═══ Given information
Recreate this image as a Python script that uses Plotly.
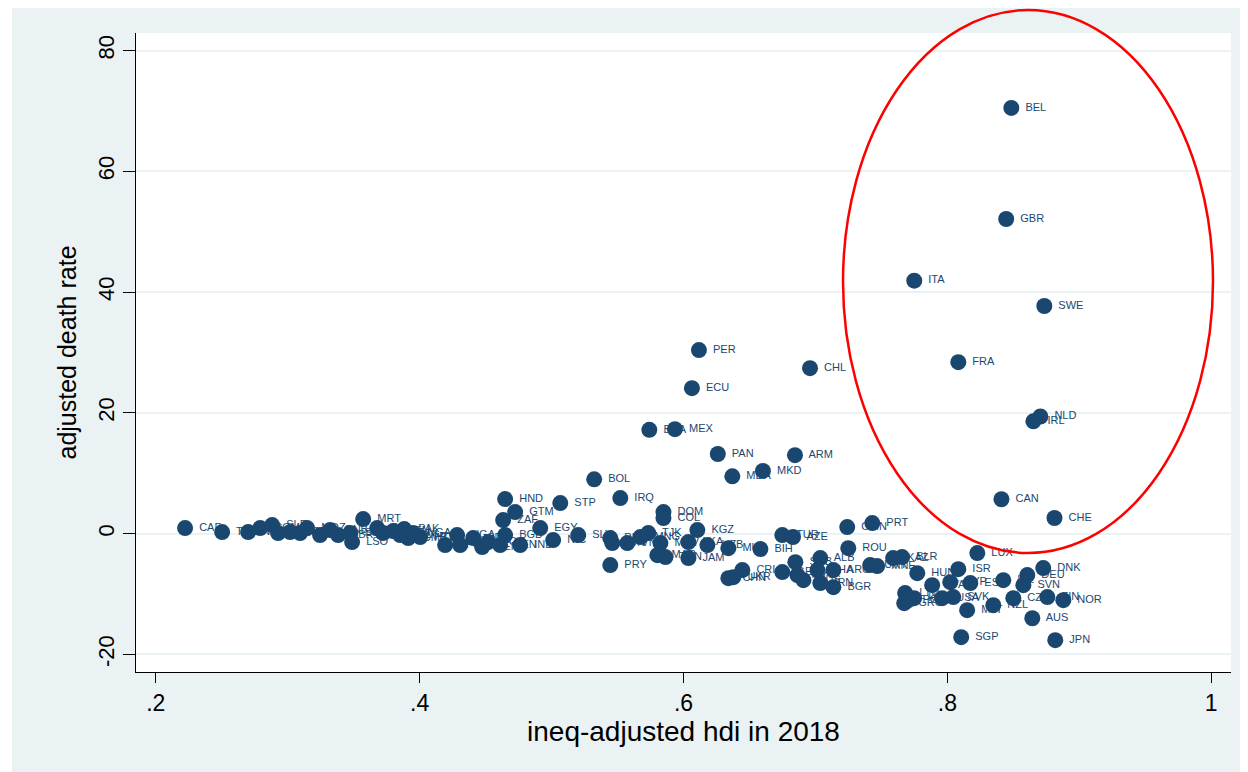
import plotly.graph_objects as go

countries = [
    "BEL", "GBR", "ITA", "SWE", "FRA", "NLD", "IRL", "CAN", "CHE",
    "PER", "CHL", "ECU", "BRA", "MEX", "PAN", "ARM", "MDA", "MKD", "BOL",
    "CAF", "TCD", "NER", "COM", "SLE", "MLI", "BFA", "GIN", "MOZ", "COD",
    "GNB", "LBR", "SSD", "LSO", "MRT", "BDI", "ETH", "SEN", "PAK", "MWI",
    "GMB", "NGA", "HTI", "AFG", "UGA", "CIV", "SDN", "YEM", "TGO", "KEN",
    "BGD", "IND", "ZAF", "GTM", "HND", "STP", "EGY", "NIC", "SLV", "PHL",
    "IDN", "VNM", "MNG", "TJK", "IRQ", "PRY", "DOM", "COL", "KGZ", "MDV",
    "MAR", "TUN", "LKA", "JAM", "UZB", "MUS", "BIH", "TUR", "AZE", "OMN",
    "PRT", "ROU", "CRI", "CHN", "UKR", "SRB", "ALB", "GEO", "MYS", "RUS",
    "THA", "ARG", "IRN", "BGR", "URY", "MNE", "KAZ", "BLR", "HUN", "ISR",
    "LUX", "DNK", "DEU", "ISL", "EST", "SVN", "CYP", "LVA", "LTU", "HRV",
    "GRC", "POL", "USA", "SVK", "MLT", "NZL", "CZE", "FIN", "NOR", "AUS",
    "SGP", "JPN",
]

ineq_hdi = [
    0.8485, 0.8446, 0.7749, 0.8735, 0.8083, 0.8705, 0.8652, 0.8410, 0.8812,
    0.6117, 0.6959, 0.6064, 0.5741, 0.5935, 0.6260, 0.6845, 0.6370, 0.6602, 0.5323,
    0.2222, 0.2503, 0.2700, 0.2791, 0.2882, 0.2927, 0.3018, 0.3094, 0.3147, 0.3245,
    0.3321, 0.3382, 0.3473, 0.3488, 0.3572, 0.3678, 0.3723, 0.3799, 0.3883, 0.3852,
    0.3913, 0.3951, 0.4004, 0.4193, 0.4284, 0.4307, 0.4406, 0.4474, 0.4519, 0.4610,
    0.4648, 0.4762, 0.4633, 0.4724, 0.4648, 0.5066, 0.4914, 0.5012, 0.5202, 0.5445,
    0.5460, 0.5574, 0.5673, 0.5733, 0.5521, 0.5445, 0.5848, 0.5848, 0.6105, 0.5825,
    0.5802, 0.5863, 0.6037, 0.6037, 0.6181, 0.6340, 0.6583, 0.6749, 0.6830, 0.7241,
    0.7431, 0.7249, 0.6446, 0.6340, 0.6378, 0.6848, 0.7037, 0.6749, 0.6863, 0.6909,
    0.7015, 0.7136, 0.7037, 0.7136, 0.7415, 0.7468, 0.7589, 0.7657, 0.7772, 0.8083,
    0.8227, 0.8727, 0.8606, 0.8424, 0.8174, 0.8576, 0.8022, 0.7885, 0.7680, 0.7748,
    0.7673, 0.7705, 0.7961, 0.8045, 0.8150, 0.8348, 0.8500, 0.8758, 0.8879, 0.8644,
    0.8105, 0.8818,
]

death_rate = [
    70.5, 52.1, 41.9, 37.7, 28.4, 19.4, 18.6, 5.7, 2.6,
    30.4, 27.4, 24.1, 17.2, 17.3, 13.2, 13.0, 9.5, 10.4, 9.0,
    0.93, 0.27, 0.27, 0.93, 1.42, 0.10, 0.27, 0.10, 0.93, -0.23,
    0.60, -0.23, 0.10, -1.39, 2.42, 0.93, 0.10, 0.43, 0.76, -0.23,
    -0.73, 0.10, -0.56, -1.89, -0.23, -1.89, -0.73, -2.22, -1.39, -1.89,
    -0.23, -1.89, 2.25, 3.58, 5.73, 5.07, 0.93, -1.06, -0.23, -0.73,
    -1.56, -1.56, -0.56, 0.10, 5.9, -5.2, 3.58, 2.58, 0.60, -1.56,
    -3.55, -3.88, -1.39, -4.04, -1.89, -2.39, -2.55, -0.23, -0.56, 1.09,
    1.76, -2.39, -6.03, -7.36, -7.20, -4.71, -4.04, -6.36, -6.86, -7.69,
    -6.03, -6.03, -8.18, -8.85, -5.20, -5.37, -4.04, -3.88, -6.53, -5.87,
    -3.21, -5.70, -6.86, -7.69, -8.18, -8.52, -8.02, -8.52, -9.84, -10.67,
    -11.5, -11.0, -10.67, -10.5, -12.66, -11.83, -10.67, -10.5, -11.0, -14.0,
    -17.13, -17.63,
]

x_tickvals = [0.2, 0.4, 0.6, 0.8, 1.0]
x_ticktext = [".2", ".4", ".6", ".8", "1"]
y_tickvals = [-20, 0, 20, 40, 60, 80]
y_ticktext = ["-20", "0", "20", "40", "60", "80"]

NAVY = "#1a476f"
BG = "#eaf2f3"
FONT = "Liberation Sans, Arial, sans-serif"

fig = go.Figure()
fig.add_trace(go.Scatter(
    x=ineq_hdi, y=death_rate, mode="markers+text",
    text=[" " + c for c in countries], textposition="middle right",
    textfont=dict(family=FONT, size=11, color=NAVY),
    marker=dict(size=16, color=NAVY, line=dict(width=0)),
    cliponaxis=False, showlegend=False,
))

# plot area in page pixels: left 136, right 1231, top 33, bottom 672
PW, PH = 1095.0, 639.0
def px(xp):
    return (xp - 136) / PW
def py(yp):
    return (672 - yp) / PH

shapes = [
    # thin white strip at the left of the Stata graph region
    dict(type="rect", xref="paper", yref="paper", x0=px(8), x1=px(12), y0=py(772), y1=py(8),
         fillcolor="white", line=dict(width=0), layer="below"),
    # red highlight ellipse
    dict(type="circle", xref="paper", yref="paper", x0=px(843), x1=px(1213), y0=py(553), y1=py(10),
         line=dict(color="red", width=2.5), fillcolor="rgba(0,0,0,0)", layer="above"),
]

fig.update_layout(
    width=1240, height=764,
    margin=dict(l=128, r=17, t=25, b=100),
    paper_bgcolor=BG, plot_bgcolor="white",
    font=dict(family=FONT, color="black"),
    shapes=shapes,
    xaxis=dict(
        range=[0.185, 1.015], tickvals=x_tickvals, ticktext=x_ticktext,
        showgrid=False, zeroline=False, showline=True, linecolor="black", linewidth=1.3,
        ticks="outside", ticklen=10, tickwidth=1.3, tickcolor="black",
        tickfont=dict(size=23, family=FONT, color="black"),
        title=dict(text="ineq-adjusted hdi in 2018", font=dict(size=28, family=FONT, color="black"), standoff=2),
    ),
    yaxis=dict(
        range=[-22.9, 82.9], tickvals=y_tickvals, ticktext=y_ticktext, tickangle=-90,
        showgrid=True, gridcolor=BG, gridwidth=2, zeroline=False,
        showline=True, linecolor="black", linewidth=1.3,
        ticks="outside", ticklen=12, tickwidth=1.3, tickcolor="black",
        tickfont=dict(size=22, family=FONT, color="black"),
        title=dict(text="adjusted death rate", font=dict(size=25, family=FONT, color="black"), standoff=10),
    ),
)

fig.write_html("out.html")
══════
Quote every line word for word and keep the images out of the copy.

# In response
Recreate this image as a Python script that uses Plotly.
import plotly.graph_objects as go

countries = [
    "BEL", "GBR", "ITA", "SWE", "FRA", "NLD", "IRL", "CAN", "CHE",
    "PER", "CHL", "ECU", "BRA", "MEX", "PAN", "ARM", "MDA", "MKD", "BOL",
    "CAF", "TCD", "NER", "COM", "SLE", "MLI", "BFA", "GIN", "MOZ", "COD",
    "GNB", "LBR", "SSD", "LSO", "MRT", "BDI", "ETH", "SEN", "PAK", "MWI",
    "GMB", "NGA", "HTI", "AFG", "UGA", "CIV", "SDN", "YEM", "TGO", "KEN",
    "BGD", "IND", "ZAF", "GTM", "HND", "STP", "EGY", "NIC", "SLV", "PHL",
    "IDN", "VNM", "MNG", "TJK", "IRQ", "PRY", "DOM", "COL", "KGZ", "MDV",
    "MAR", "TUN", "LKA", "JAM", "UZB", "MUS", "BIH", "TUR", "AZE", "OMN",
    "PRT", "ROU", "CRI", "CHN", "UKR", "SRB", "ALB", "GEO", "MYS", "RUS",
    "THA", "ARG", "IRN", "BGR", "URY", "MNE", "KAZ", "BLR", "HUN", "ISR",
    "LUX", "DNK", "DEU", "ISL", "EST", "SVN", "CYP", "LVA", "LTU", "HRV",
    "GRC", "POL", "USA", "SVK", "MLT", "NZL", "CZE", "FIN", "NOR", "AUS",
    "SGP", "JPN",
]

ineq_hdi = [
    0.8485, 0.8446, 0.7749, 0.8735, 0.8083, 0.8705, 0.8652, 0.8410, 0.8812,
    0.6117, 0.6959, 0.6064, 0.5741, 0.5935, 0.6260, 0.6845, 0.6370, 0.6602, 0.5323,
    0.2222, 0.2503, 0.2700, 0.2791, 0.2882, 0.2927, 0.3018, 0.3094, 0.3147, 0.3245,
    0.3321, 0.3382, 0.3473, 0.3488, 0.3572, 0.3678, 0.3723, 0.3799, 0.3883, 0.3852,
    0.3913, 0.3951, 0.4004, 0.4193, 0.4284, 0.4307, 0.4406, 0.4474, 0.4519, 0.4610,
    0.4648, 0.4762, 0.4633, 0.4724, 0.4648, 0.5066, 0.4914, 0.5012, 0.5202, 0.5445,
    0.5460, 0.5574, 0.5673, 0.5733, 0.5521, 0.5445, 0.5848, 0.5848, 0.6105, 0.5825,
    0.5802, 0.5863, 0.6037, 0.6037, 0.6181, 0.6340, 0.6583, 0.6749, 0.6830, 0.7241,
    0.7431, 0.7249, 0.6446, 0.6340, 0.6378, 0.6848, 0.7037, 0.6749, 0.6863, 0.6909,
    0.7015, 0.7136, 0.7037, 0.7136, 0.7415, 0.7468, 0.7589, 0.7657, 0.7772, 0.8083,
    0.8227, 0.8727, 0.8606, 0.8424, 0.8174, 0.8576, 0.8022, 0.7885, 0.7680, 0.7748,
    0.7673, 0.7705, 0.7961, 0.8045, 0.8150, 0.8348, 0.8500, 0.8758, 0.8879, 0.8644,
    0.8105, 0.8818,
]

death_rate = [
    70.5, 52.1, 41.9, 37.7, 28.4, 19.4, 18.6, 5.7, 2.6,
    30.4, 27.4, 24.1, 17.2, 17.3, 13.2, 13.0, 9.5, 10.4, 9.0,
    0.93, 0.27, 0.27, 0.93, 1.42, 0.10, 0.27, 0.10, 0.93, -0.23,
    0.60, -0.23, 0.10, -1.39, 2.42, 0.93, 0.10, 0.43, 0.76, -0.23,
    -0.73, 0.10, -0.56, -1.89, -0.23, -1.89, -0.73, -2.22, -1.39, -1.89,
    -0.23, -1.89, 2.25, 3.58, 5.73, 5.07, 0.93, -1.06, -0.23, -0.73,
    -1.56, -1.56, -0.56, 0.10, 5.9, -5.2, 3.58, 2.58, 0.60, -1.56,
    -3.55, -3.88, -1.39, -4.04, -1.89, -2.39, -2.55, -0.23, -0.56, 1.09,
    1.76, -2.39, -6.03, -7.36, -7.20, -4.71, -4.04, -6.36, -6.86, -7.69,
    -6.03, -6.03, -8.18, -8.85, -5.20, -5.37, -4.04, -3.88, -6.53, -5.87,
    -3.21, -5.70, -6.86, -7.69, -8.18, -8.52, -8.02, -8.52, -9.84, -10.67,
    -11.5, -11.0, -10.67, -10.5, -12.66, -11.83, -10.67, -10.5, -11.0, -14.0,
    -17.13, -17.63,
]

x_tickvals = [0.2, 0.4, 0.6, 0.8, 1.0]
x_ticktext = [".2", ".4", ".6", ".8", "1"]
y_tickvals = [-20, 0, 20, 40, 60, 80]
y_ticktext = ["-20", "0", "20", "40", "60", "80"]

NAVY = "#1a476f"
BG = "#eaf2f3"
FONT = "Liberation Sans, Arial, sans-serif"

fig = go.Figure()
fig.add_trace(go.Scatter(
    x=ineq_hdi, y=death_rate, mode="markers+text",
    text=[" " + c for c in countries], textposition="middle right",
    textfont=dict(family=FONT, size=11, color=NAVY),
    marker=dict(size=16, color=NAVY, line=dict(width=0)),
    cliponaxis=False, showlegend=False,
))

# plot area in page pixels: left 136, right 1231, top 33, bottom 672
PW, PH = 1095.0, 639.0
def px(xp):
    return (xp - 136) / PW
def py(yp):
    return (672 - yp) / PH

shapes = [
    # thin white strip at the left of the Stata graph region
    dict(type="rect", xref="paper", yref="paper", x0=px(8), x1=px(12), y0=py(772), y1=py(8),
         fillcolor="white", line=dict(width=0), layer="below"),
    # red highlight ellipse
    dict(type="circle", xref="paper", yref="paper", x0=px(843), x1=px(1213), y0=py(553), y1=py(10),
         line=dict(color="red", width=2.5), fillcolor="rgba(0,0,0,0)", layer="above"),
]

fig.update_layout(
    width=1240, height=764,
    margin=dict(l=128, r=17, t=25, b=100),
    paper_bgcolor=BG, plot_bgcolor="white",
    font=dict(family=FONT, color="black"),
    shapes=shapes,
    xaxis=dict(
        range=[0.185, 1.015], tickvals=x_tickvals, ticktext=x_ticktext,
        showgrid=False, zeroline=False, showline=True, linecolor="black", linewidth=1.3,
        ticks="outside", ticklen=10, tickwidth=1.3, tickcolor="black",
        tickfont=dict(size=23, family=FONT, color="black"),
        title=dict(text="ineq-adjusted hdi in 2018", font=dict(size=28, family=FONT, color="black"), standoff=2),
    ),
    yaxis=dict(
        range=[-22.9, 82.9], tickvals=y_tickvals, ticktext=y_ticktext, tickangle=-90,
        showgrid=True, gridcolor=BG, gridwidth=2, zeroline=False,
        showline=True, linecolor="black", linewidth=1.3,
        ticks="outside", ticklen=12, tickwidth=1.3, tickcolor="black",
        tickfont=dict(size=22, family=FONT, color="black"),
        title=dict(text="adjusted death rate", font=dict(size=25, family=FONT, color="black"), standoff=10),
    ),
)

fig.write_html("out.html")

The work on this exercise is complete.